__Problem to solve__. Retype, exactly as they stand, the lines from the start of the data to the line that contains "import plotly.graph_objects as go", both ends included. Leave the pictures out.

__Given data__.
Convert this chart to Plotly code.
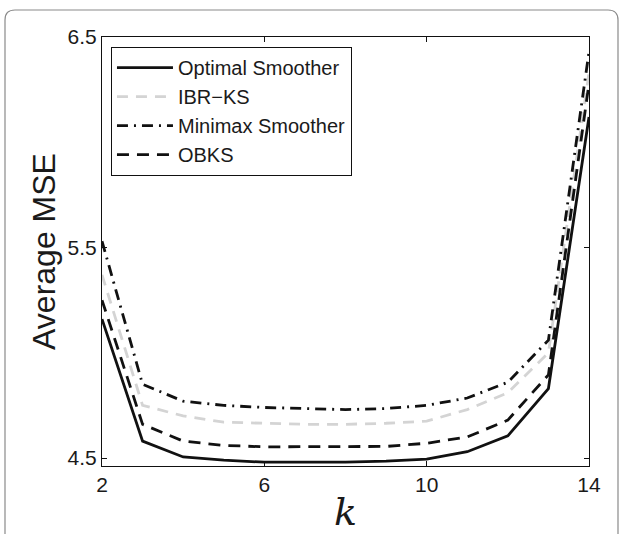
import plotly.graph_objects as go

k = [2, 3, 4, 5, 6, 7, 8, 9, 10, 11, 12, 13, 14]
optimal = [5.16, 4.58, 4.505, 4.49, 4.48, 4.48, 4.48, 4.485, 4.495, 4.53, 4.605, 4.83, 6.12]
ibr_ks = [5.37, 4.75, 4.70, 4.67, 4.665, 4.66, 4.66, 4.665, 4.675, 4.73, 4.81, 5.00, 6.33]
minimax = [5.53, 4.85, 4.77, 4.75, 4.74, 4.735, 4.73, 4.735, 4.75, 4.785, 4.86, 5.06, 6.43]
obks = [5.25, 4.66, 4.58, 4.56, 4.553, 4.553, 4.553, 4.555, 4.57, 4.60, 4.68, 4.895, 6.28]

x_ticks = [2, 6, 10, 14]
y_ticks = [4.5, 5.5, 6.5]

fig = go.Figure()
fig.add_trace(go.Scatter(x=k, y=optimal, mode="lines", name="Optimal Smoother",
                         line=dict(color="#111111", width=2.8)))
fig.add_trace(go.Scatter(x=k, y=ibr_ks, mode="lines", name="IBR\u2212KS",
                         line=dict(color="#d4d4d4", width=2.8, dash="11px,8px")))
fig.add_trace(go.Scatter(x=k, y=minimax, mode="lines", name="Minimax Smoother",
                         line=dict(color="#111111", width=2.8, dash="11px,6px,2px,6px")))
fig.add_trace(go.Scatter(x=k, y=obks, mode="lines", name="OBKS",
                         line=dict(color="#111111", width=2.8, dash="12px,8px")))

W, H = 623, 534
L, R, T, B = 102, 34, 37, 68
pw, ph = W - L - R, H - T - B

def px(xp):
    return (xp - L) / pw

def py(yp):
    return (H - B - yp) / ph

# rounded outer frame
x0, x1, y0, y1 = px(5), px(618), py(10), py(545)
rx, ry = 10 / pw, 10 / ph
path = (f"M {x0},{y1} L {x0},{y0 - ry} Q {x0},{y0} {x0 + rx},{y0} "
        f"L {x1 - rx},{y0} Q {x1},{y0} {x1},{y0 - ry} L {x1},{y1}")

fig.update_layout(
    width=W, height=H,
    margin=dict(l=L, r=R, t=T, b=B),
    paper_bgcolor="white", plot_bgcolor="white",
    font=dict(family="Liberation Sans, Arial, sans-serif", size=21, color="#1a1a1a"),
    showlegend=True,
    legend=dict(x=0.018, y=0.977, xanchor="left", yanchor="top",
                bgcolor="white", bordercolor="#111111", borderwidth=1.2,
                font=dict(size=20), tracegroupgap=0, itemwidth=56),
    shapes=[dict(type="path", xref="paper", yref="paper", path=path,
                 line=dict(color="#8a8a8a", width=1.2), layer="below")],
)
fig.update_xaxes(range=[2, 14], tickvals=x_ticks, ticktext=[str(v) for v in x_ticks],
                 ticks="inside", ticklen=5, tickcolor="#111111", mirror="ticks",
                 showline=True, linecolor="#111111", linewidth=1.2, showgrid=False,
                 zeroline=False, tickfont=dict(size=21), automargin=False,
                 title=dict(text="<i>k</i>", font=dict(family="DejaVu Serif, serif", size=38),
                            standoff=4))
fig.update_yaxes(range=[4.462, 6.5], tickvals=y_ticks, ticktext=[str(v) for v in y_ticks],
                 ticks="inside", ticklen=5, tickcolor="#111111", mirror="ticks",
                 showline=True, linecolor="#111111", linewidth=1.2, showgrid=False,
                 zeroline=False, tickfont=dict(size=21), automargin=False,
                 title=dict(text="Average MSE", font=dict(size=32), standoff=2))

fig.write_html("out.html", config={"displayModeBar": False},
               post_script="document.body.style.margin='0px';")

__Right answer__.
Convert this chart to Plotly code.
import plotly.graph_objects as go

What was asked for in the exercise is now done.